== Given problem ==
Write out each line from the data below that includes the word "this".

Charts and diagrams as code
<<<<

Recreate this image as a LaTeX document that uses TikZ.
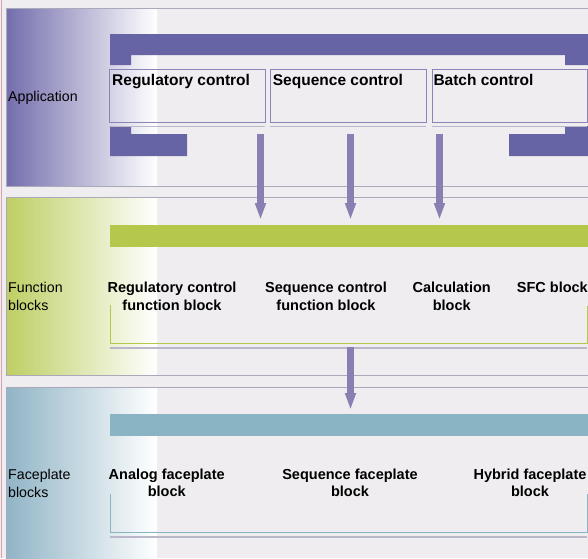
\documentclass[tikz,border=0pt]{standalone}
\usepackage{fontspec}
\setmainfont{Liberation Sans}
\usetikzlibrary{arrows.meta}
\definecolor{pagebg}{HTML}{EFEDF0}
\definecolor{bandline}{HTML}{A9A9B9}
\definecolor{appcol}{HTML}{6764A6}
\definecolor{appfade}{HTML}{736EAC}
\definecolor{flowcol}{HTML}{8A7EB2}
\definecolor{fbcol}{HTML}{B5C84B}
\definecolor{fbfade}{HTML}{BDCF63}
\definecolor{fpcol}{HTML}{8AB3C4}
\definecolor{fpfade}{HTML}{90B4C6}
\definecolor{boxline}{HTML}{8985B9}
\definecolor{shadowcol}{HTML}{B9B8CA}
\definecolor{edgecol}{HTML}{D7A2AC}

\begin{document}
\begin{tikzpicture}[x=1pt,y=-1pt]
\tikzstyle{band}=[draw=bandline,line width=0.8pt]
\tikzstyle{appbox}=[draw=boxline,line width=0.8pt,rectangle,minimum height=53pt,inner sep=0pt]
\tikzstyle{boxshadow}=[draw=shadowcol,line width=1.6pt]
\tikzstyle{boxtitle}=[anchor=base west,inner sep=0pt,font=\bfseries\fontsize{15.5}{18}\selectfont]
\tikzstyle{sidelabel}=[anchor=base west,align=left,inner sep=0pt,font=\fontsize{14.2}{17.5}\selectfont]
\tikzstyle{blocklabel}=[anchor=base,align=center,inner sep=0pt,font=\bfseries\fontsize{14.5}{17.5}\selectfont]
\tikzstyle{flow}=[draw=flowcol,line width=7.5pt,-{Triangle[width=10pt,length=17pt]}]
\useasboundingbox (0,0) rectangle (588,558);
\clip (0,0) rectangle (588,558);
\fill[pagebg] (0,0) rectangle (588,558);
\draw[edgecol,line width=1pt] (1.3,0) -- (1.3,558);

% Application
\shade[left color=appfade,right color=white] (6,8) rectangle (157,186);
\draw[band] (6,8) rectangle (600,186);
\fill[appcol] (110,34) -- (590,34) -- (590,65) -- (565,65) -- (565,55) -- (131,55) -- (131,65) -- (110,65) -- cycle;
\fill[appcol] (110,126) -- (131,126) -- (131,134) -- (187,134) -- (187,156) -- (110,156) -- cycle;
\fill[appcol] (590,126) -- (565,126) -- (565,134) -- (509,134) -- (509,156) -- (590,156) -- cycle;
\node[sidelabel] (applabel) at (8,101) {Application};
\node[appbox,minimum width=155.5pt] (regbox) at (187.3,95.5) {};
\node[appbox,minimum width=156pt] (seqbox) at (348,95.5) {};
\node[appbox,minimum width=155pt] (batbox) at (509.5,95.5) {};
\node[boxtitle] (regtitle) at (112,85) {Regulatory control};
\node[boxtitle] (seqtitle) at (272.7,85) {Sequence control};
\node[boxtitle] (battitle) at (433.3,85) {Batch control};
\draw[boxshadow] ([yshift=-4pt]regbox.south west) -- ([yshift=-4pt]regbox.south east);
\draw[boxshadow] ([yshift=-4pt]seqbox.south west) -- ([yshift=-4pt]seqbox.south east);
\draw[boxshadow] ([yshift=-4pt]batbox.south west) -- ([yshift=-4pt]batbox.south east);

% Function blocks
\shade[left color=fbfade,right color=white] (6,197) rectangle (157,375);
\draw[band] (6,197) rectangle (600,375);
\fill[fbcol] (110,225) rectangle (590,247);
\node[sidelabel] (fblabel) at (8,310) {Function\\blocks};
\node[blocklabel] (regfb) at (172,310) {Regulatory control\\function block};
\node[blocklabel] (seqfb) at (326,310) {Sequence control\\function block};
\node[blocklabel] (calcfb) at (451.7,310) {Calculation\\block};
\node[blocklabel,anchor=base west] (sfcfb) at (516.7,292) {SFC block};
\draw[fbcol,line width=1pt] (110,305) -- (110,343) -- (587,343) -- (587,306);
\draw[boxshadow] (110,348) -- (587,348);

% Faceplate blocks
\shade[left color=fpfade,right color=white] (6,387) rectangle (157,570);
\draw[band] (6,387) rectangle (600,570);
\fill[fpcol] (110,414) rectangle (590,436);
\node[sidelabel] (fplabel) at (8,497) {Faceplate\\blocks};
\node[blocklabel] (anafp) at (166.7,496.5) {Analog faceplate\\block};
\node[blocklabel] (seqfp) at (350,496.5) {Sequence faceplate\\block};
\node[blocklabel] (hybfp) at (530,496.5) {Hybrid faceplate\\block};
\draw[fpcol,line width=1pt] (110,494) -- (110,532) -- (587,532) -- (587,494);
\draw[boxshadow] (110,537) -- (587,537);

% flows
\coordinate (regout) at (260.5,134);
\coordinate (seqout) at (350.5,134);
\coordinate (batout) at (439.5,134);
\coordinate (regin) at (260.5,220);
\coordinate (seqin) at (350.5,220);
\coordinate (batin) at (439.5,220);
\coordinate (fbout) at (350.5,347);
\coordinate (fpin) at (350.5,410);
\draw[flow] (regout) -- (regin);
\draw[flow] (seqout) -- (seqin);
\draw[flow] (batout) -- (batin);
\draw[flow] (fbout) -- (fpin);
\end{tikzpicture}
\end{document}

>>>>
<<<<

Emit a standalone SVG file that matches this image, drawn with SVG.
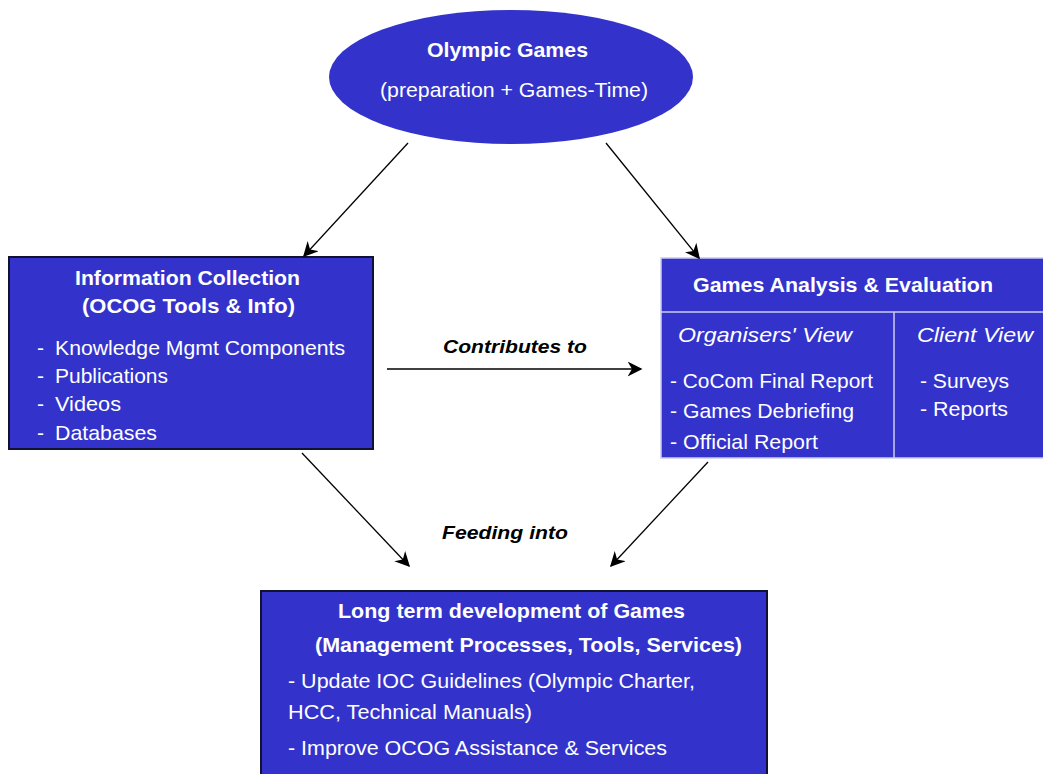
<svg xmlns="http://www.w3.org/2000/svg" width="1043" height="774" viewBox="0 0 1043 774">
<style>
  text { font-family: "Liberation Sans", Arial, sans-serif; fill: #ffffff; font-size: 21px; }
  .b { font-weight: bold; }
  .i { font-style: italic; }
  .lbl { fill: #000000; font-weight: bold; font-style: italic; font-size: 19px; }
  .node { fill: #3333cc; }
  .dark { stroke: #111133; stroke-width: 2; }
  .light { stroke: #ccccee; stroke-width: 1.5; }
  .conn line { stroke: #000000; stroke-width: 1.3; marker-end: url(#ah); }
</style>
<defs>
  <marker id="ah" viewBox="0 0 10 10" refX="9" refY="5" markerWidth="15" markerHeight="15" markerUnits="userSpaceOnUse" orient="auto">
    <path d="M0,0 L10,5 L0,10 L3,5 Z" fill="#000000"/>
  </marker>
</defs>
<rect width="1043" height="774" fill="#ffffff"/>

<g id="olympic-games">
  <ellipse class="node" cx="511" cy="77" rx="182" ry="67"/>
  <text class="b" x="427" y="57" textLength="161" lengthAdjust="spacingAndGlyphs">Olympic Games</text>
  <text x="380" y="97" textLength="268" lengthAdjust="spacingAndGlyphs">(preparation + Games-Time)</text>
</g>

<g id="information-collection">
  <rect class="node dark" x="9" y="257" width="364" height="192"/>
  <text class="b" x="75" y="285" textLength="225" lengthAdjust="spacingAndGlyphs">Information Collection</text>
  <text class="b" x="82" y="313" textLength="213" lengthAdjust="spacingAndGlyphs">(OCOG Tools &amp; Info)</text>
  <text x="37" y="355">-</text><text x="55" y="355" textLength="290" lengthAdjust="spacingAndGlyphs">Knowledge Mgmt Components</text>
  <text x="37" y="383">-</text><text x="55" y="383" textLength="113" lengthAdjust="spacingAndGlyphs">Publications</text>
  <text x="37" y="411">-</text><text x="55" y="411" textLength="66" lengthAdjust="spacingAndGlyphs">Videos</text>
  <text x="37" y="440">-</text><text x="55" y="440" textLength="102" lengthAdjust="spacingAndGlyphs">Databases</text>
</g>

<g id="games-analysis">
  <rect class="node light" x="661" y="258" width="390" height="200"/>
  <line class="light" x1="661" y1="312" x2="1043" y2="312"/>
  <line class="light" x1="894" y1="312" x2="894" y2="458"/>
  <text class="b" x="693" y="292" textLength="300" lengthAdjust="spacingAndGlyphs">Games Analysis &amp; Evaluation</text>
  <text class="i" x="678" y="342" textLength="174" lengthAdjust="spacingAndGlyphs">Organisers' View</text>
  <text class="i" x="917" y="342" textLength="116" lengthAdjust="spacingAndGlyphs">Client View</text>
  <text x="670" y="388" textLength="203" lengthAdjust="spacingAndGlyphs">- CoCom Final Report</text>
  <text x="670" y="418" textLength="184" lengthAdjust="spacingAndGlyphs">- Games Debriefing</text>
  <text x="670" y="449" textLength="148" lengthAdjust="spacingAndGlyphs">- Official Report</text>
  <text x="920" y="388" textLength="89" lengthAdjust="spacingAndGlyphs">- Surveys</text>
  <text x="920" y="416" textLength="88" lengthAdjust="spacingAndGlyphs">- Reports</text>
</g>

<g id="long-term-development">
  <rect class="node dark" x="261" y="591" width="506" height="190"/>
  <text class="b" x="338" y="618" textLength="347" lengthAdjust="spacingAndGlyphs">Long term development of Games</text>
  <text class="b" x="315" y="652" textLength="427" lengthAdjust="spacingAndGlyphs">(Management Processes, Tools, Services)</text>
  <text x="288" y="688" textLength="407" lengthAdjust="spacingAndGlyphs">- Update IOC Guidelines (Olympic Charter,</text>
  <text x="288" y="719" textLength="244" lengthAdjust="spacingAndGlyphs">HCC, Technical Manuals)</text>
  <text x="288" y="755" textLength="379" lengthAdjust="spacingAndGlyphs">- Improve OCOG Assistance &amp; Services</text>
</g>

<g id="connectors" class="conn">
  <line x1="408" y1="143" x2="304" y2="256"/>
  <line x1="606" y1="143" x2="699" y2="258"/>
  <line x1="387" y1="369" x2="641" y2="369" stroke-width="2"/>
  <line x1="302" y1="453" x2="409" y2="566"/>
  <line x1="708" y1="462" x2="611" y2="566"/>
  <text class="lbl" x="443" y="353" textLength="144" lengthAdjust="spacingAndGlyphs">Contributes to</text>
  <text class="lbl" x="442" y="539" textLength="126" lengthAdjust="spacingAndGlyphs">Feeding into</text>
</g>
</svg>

>>>>

== Full output ==
Recreate this image as a LaTeX document that uses TikZ.
Emit a standalone SVG file that matches this image, drawn with SVG.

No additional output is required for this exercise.